Given exercise ▸ Can you transcribe every line exactly and leave the pictures behind?

Data segment ▸
^^^^^^^^

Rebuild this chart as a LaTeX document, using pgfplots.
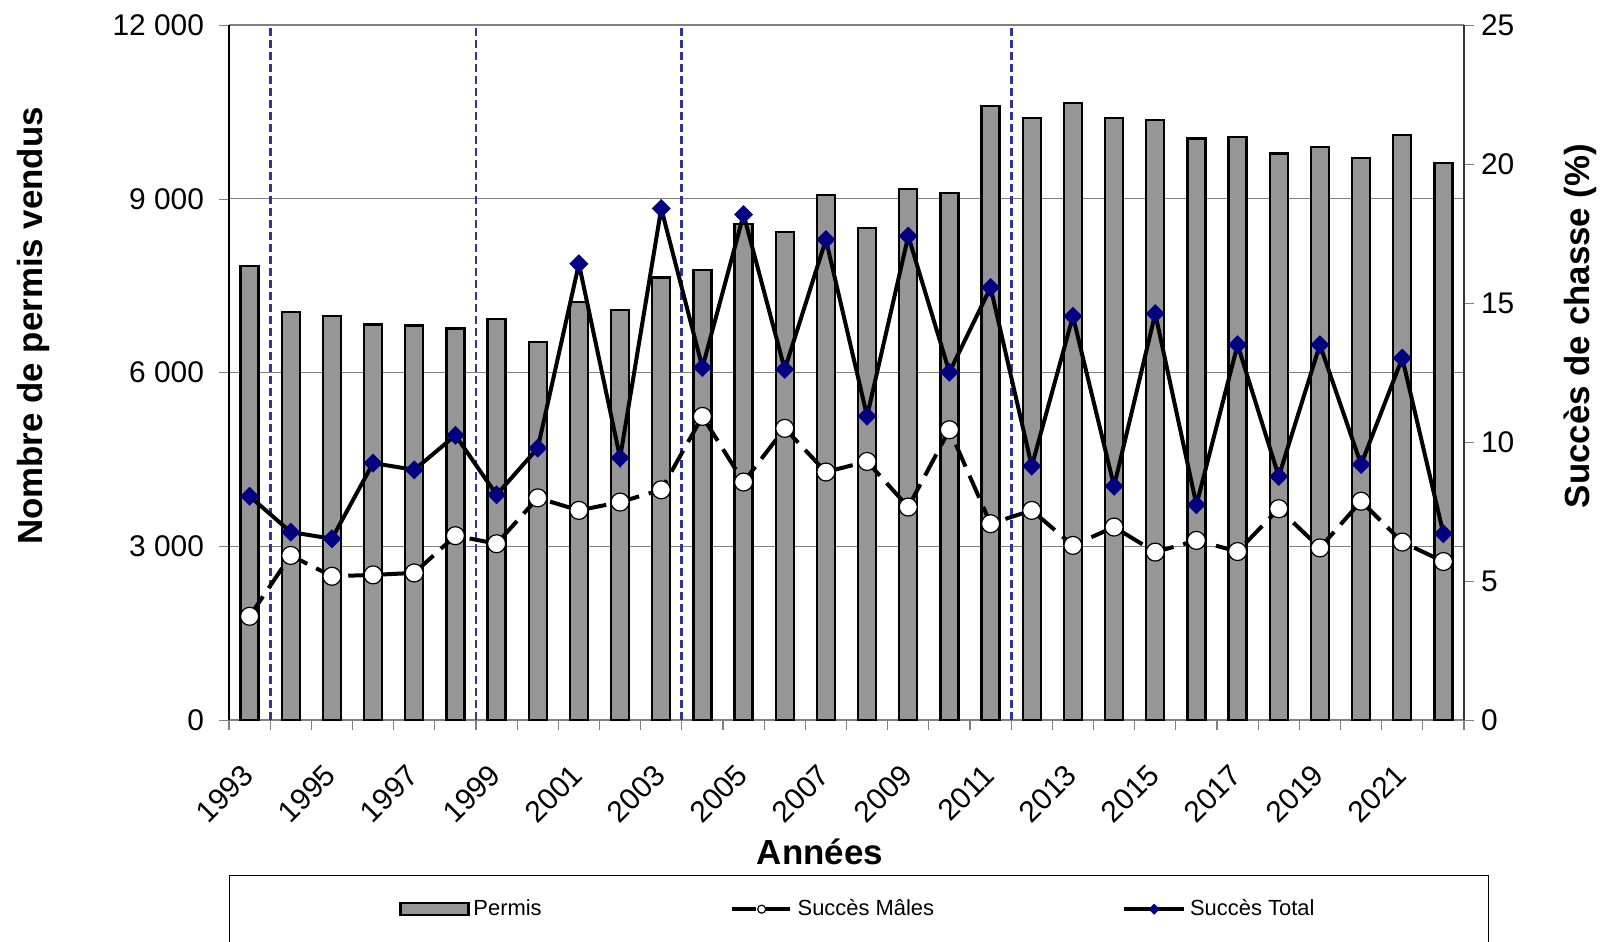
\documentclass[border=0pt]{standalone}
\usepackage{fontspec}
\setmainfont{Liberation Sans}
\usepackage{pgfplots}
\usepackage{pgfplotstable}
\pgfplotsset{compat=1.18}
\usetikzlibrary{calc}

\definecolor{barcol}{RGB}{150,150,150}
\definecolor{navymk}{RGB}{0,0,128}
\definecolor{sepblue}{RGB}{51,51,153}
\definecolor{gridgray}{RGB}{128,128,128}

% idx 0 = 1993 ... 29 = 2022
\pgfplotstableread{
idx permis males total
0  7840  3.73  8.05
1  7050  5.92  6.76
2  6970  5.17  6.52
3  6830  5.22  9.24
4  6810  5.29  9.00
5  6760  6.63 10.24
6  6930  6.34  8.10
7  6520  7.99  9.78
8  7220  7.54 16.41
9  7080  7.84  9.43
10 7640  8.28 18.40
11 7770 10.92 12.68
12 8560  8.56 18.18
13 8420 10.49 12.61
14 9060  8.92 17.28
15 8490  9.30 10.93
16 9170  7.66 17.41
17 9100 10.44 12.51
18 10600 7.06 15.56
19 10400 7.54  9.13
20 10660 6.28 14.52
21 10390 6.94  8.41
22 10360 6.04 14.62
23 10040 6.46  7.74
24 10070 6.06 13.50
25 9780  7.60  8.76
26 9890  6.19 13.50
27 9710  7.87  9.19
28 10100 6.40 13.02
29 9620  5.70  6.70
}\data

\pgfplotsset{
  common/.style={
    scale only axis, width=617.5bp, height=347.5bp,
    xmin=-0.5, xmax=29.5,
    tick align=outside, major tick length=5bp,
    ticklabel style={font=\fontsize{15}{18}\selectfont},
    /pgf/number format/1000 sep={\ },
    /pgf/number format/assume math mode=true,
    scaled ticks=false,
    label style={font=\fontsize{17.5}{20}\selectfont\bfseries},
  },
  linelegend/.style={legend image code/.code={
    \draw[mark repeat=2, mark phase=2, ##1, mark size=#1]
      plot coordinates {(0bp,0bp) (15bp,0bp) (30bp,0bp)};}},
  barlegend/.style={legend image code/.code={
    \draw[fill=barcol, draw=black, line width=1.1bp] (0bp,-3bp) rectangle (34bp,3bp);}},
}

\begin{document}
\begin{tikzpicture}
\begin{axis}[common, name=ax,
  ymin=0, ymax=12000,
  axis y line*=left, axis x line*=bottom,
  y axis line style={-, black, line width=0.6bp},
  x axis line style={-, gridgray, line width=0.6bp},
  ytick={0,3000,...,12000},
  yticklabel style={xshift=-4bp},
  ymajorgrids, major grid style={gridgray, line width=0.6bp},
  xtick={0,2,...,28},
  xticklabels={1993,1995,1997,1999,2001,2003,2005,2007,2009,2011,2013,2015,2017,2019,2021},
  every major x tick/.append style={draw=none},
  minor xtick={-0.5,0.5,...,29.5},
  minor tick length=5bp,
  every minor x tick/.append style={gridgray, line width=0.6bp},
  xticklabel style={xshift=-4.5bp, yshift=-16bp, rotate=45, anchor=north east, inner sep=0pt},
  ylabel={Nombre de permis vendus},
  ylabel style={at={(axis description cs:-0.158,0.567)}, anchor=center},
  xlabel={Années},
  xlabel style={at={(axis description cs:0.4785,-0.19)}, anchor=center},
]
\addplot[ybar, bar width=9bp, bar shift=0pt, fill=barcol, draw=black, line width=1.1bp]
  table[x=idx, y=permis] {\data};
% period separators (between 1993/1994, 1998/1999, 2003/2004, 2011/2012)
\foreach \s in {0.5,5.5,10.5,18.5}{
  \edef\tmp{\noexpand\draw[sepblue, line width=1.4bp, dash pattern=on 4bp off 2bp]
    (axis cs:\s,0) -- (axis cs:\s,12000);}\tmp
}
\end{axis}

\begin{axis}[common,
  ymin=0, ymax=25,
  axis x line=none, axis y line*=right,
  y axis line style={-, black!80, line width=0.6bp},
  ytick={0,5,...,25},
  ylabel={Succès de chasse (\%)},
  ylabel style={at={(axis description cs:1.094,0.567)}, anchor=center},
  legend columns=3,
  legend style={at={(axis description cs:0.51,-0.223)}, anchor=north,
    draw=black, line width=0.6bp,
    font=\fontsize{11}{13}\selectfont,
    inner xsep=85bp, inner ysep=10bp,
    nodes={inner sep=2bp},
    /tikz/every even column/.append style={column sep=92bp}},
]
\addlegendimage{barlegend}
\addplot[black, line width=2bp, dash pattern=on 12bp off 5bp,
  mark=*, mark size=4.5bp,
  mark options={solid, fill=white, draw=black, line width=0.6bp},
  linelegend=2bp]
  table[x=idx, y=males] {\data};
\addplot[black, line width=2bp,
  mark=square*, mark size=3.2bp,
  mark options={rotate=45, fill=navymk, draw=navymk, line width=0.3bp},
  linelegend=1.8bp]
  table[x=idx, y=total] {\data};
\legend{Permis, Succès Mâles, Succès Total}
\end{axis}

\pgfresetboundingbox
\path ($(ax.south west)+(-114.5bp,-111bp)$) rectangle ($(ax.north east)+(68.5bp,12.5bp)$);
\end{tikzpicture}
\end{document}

^^^^^^^^

Solution to this problem ▸
Rebuild this chart as a LaTeX document, using pgfplots.
\documentclass[border=0pt]{standalone}
\usepackage{fontspec}
\setmainfont{Liberation Sans}
\usepackage{pgfplots}
\usepackage{pgfplotstable}
\pgfplotsset{compat=1.18}
\usetikzlibrary{calc}

\definecolor{barcol}{RGB}{150,150,150}
\definecolor{navymk}{RGB}{0,0,128}
\definecolor{sepblue}{RGB}{51,51,153}
\definecolor{gridgray}{RGB}{128,128,128}

% idx 0 = 1993 ... 29 = 2022
\pgfplotstableread{
idx permis males total
0  7840  3.73  8.05
1  7050  5.92  6.76
2  6970  5.17  6.52
3  6830  5.22  9.24
4  6810  5.29  9.00
5  6760  6.63 10.24
6  6930  6.34  8.10
7  6520  7.99  9.78
8  7220  7.54 16.41
9  7080  7.84  9.43
10 7640  8.28 18.40
11 7770 10.92 12.68
12 8560  8.56 18.18
13 8420 10.49 12.61
14 9060  8.92 17.28
15 8490  9.30 10.93
16 9170  7.66 17.41
17 9100 10.44 12.51
18 10600 7.06 15.56
19 10400 7.54  9.13
20 10660 6.28 14.52
21 10390 6.94  8.41
22 10360 6.04 14.62
23 10040 6.46  7.74
24 10070 6.06 13.50
25 9780  7.60  8.76
26 9890  6.19 13.50
27 9710  7.87  9.19
28 10100 6.40 13.02
29 9620  5.70  6.70
}\data

\pgfplotsset{
  common/.style={
    scale only axis, width=617.5bp, height=347.5bp,
    xmin=-0.5, xmax=29.5,
    tick align=outside, major tick length=5bp,
    ticklabel style={font=\fontsize{15}{18}\selectfont},
    /pgf/number format/1000 sep={\ },
    /pgf/number format/assume math mode=true,
    scaled ticks=false,
    label style={font=\fontsize{17.5}{20}\selectfont\bfseries},
  },
  linelegend/.style={legend image code/.code={
    \draw[mark repeat=2, mark phase=2, ##1, mark size=#1]
      plot coordinates {(0bp,0bp) (15bp,0bp) (30bp,0bp)};}},
  barlegend/.style={legend image code/.code={
    \draw[fill=barcol, draw=black, line width=1.1bp] (0bp,-3bp) rectangle (34bp,3bp);}},
}

\begin{document}
\begin{tikzpicture}
\begin{axis}[common, name=ax,
  ymin=0, ymax=12000,
  axis y line*=left, axis x line*=bottom,
  y axis line style={-, black, line width=0.6bp},
  x axis line style={-, gridgray, line width=0.6bp},
  ytick={0,3000,...,12000},
  yticklabel style={xshift=-4bp},
  ymajorgrids, major grid style={gridgray, line width=0.6bp},
  xtick={0,2,...,28},
  xticklabels={1993,1995,1997,1999,2001,2003,2005,2007,2009,2011,2013,2015,2017,2019,2021},
  every major x tick/.append style={draw=none},
  minor xtick={-0.5,0.5,...,29.5},
  minor tick length=5bp,
  every minor x tick/.append style={gridgray, line width=0.6bp},
  xticklabel style={xshift=-4.5bp, yshift=-16bp, rotate=45, anchor=north east, inner sep=0pt},
  ylabel={Nombre de permis vendus},
  ylabel style={at={(axis description cs:-0.158,0.567)}, anchor=center},
  xlabel={Années},
  xlabel style={at={(axis description cs:0.4785,-0.19)}, anchor=center},
]
\addplot[ybar, bar width=9bp, bar shift=0pt, fill=barcol, draw=black, line width=1.1bp]
  table[x=idx, y=permis] {\data};
% period separators (between 1993/1994, 1998/1999, 2003/2004, 2011/2012)
\foreach \s in {0.5,5.5,10.5,18.5}{
  \edef\tmp{\noexpand\draw[sepblue, line width=1.4bp, dash pattern=on 4bp off 2bp]
    (axis cs:\s,0) -- (axis cs:\s,12000);}\tmp
}
\end{axis}

\begin{axis}[common,
  ymin=0, ymax=25,
  axis x line=none, axis y line*=right,
  y axis line style={-, black!80, line width=0.6bp},
  ytick={0,5,...,25},
  ylabel={Succès de chasse (\%)},
  ylabel style={at={(axis description cs:1.094,0.567)}, anchor=center},
  legend columns=3,
  legend style={at={(axis description cs:0.51,-0.223)}, anchor=north,
    draw=black, line width=0.6bp,
    font=\fontsize{11}{13}\selectfont,
    inner xsep=85bp, inner ysep=10bp,
    nodes={inner sep=2bp},
    /tikz/every even column/.append style={column sep=92bp}},
]
\addlegendimage{barlegend}
\addplot[black, line width=2bp, dash pattern=on 12bp off 5bp,
  mark=*, mark size=4.5bp,
  mark options={solid, fill=white, draw=black, line width=0.6bp},
  linelegend=2bp]
  table[x=idx, y=males] {\data};
\addplot[black, line width=2bp,
  mark=square*, mark size=3.2bp,
  mark options={rotate=45, fill=navymk, draw=navymk, line width=0.3bp},
  linelegend=1.8bp]
  table[x=idx, y=total] {\data};
\legend{Permis, Succès Mâles, Succès Total}
\end{axis}

\pgfresetboundingbox
\path ($(ax.south west)+(-114.5bp,-111bp)$) rectangle ($(ax.north east)+(68.5bp,12.5bp)$);
\end{tikzpicture}
\end{document}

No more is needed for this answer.